What can employers do beyond basic training?
Integrate social-engineering scenarios involving professional networks into regular security awareness programmes, and add clauses on reporting suspicious approaches to employment contracts. Align HR and security teams so unusual external “recruiter” activity triggers a review. Some governments also recommend periodic scans for impersonation of company executives on networking platforms and tailored guidance during onboarding for staff in high-risk roles.
What happens if I share information without realising?

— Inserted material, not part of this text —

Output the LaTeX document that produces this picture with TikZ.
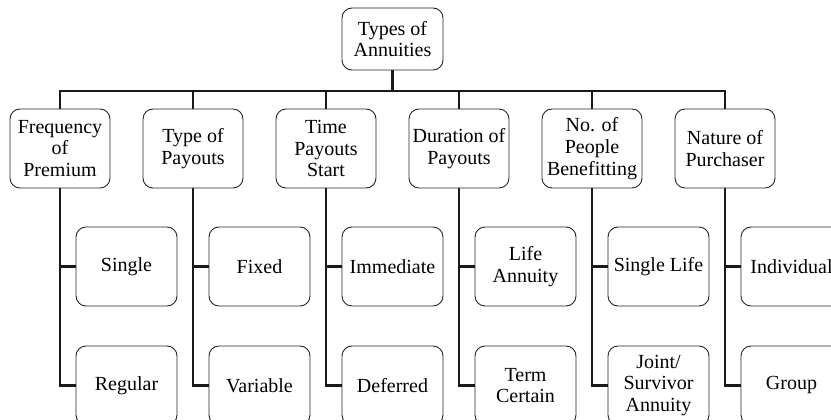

Even if contact begins innocently, sharing non-public technical or policy details with a foreign state entity can breach confidentiality, export-control rules, or official-secrets laws. Consequences range from disciplinary action and loss of clearance to criminal investigation. Authorities urge anyone who suspects they were targeted to inform their security officer promptly; early reporting is treated as a mitigating factor in many jurisdictions.
Explainer
- Five Eyes
- An intelligence-sharing alliance of the United States, United Kingdom, Canada, Australia, and New Zealand. It grew out of a UK-US signals-intelligence pact signed in 1946 and remains the deepest such arrangement among democracies. Its 5 June 2026 advisory was the first time all five governments warned about social-media recruitment on the same day in coordinated language.
- Ministry of State Security
- China’s principal civilian intelligence and counter-intelligence agency, founded in 1983. It handles both foreign espionage and domestic security, giving it unusually broad authority over Chinese firms and researchers. The Five Eyes advisory names it directly as the body directing recruitment of Western officials through professional networking platforms.
- Robust pragmatism
- The UK government’s stated approach to China, balancing continued trade against firm responses to security threats. Security Minister Dan Jarvis outlined it as engaging economically while tightening red lines on espionage and cyber intrusion. The framing lets London avoid choosing between confrontation and commerce, a tension the new advisory sharpens rather than settles.